听大山一说,我们顿时紧张起来,娘的,又是枪?我不由觉得担忧:作为一个普通人,都不知道从何时开始,枪这个平时很难遇到的玩意儿,就不断出现在我的世界当中。
我们跟着大山跑了出去,这时候在设备停靠的方向又传来了很密集的枪声,大家惊得全部停下来,不明白到底怎么了。就在这时,黑子“嗖”的一下就冲过了前面的大山,飞快的向着枪声的方向跑过去。“黑子!!”我下意识的喊了一声,但没有阻止住。“老刘,你们自己保护好自己,我去看一下。”大山和以往一样,总是自己冲在前面。可是在这种情况下,我内心根本就不可能让我保持冷静,大山一说完,我也跟着跑了过去。
估计到设备停靠点还有一小段距离,发现跑在前面的大山停了下来,“老刘,枪声停了……”
大山这么一说,我也注意到周围一下变得特别静——静的可怕,好像什么都没发生一样。月光洒在大地上,印出了不远处的巨大影子,设备那里出了什么事?我们在原地停留了片刻,突然听到不远处传来了一阵狗吠,“黑子!”我听到她声音,想也没想就向那个方向跑去。
黑子的叫声连续不断,叫的我心发紧,当我快跑到的时候,发现在月光照射下除了一条狗的身影外,还横着一个长长的黑影。“黑子,快过来。”我轻轻的把她唤到我身边,然后慢慢走到那个影子跟前,睁大眼睛一看——居然是个人!

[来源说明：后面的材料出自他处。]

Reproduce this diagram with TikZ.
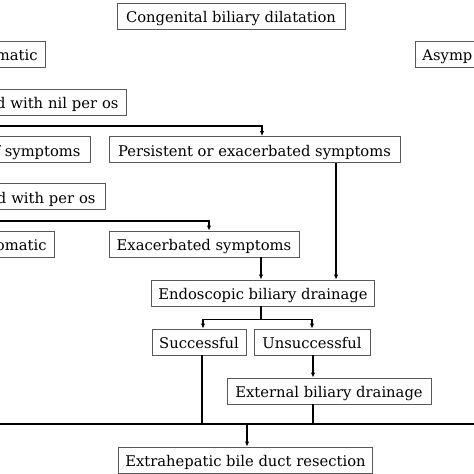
\documentclass[tikz,border=0pt]{standalone}
\usepackage{fontspec}
\setmainfont{DejaVu Serif}
\usetikzlibrary{arrows.meta}
\begin{document}
\begin{tikzpicture}[x=1bp,y=-1bp,
  box/.style={draw=black!65, line width=0.9bp, minimum height=26bp, inner xsep=7bp, inner ysep=0pt,
    font=\fontsize{14.8}{17}\selectfont, text height=13.4bp, text depth=0pt},
  cutbox/.style={box, anchor=east, text width=160bp, align=right, inner xsep=#1},
  conn/.style={line width=1.5bp},
  arr/.style={conn, -{Latex[length=5bp,width=4.5bp]}}]
\useasboundingbox (0,0) rectangle (474,474);
\clip (0,0) rectangle (474,474);
\node[box, minimum width=228bp] (cbd) at (231,16) {Congenital biliary dilatation};
\node[cutbox=8bp] (sym) at (46,54) {matic};
\node[box, anchor=west, text width=90bp, align=left] (asy1) at (415,54) {Asymp};
\node[cutbox=8bp] (nil) at (127,102) {d with nil per os};
\node[cutbox=10bp] (imp) at (91,149.5) {f symptoms};
\node[box, minimum width=291bp] (pers) at (254.5,149.5) {Persistent or exacerbated symptoms};
\node[cutbox=10bp] (po) at (106,196.5) {d with per os};
\node[cutbox=8bp] (asy2) at (55,244) {omatic};
\node[box, minimum width=190bp] (exac) at (204,244) {Exacerbated symptoms};
\node[box, minimum width=222bp] (endo) at (263,293) {Endoscopic biliary drainage};
\node[box, minimum width=94bp] (succ) at (199,342) {Successful};
\node[box, minimum width=116bp] (uns) at (312,342) {Unsuccessful};
\node[box, minimum width=204bp] (ext) at (329,391) {External biliary drainage};
\node[box, minimum width=253bp] (ehb) at (245.5,460) {Extrahepatic bile duct resection};
\coordinate (l1) at (-5,126);
\coordinate (l2) at (-5,221);
\coordinate (bl) at (-5,424);
\coordinate (br) at (480,424);
\draw[arr] (l1) -| ([xshift=7.5bp]pers.north);
\draw[arr] ([xshift=81.5bp]pers.south) -- ([xshift=81.5bp]pers.south |- endo.north);
\draw[arr] (l2) -| ([xshift=5bp]exac.north);
\draw[arr] ([xshift=-2bp]endo.north |- exac.south) -- ([xshift=-2bp]endo.north);
\draw[conn] ([xshift=-2bp]endo.south) -- ++(0,13) coordinate (sp);
\draw[arr] (sp) -| ([xshift=4bp]succ.north);
\draw[arr] (sp) -| (uns.north);
\draw[conn] (bl) -- (br);
\draw[conn] ([xshift=3bp]succ.south) -- ([xshift=3bp]succ.south |- bl);
\draw[arr] ([xshift=1bp]uns.south) -- ([xshift=1bp]uns.south |- ext.north);
\draw[conn] ([xshift=1bp]uns.south |- ext.south) -- ([xshift=1bp]uns.south |- bl);
\draw[arr] ([xshift=1.5bp]ehb.north |- bl) -- ([xshift=1.5bp]ehb.north);
\end{tikzpicture}
\end{document}
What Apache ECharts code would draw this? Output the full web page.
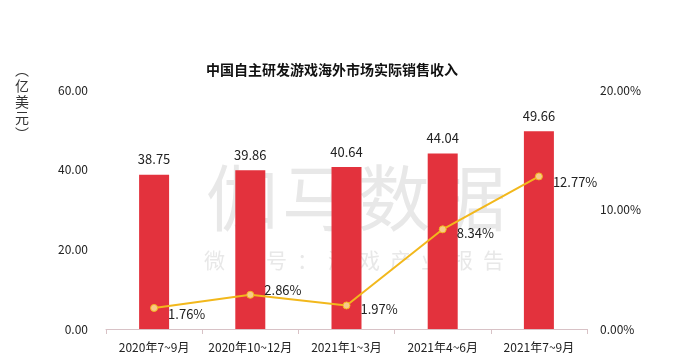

随后大山跟了过来,发现我们没什么事,就松了口气,但是对于眼前躺地上的人也奇怪不已,虽然有月光,但也看得不太清楚,我们没有轻举妄动。而且过了好一会周围也没有任何动静,似乎“事件”已经结束。不久老郭他们拿来了矿灯,灯光往那人身上一打,我们一看,全都吃了一惊——躺在地上的是个女人,身上到处都是血,脸上也沾了很多,样貌根本看不真切。大山蹲下去仔细检查了一下,“这女的还活着,胳膊和大腿都中了一枪,失血过多,现在已经昏过去了。”
这女人是谁?大伙儿都迷惑地互相对视了几眼,显然和我一样没主意。但至少能肯定刚才的枪声和这女人脱不了干系。
头一次遇到这样的“现场直播”,我神经都绷紧了,但是第一时间还是反应了过来,“不管这女的是干嘛的,先救人再说,而且绝不能让她死了。”我想到这里如是说到。随后,这女人被几个兄弟伙拉去了医院。就在这女人被拉走的片刻,我猛然被刚刚冒出的思绪震的全身冷汗直冒,直直的往最后那几辆车冲去。
那是我们运输炸药的车,工程前期要用的炸药都在这,总量足足有300吨,若是这玩意儿有什么闪失,远的不说,至少这方圆两公里以内的东西全都要遭殃——这等份量的炸药直接在空气中爆炸那后果简直不堪设想。要真出了事情,根本用不着我回成都跳府南河请罪了,人会炸的连渣都不剩。
当我气喘吁吁跑到炸药车跟前的时候,眼前的景象刚开始还真是让我惊呆了——我身前的炸药罐车全是枪眼儿。这时候大伙儿都跟了过来,看到这种情形也都大吃一惊,但是随后我们都不约而同放松了一些,有人还笑了起来。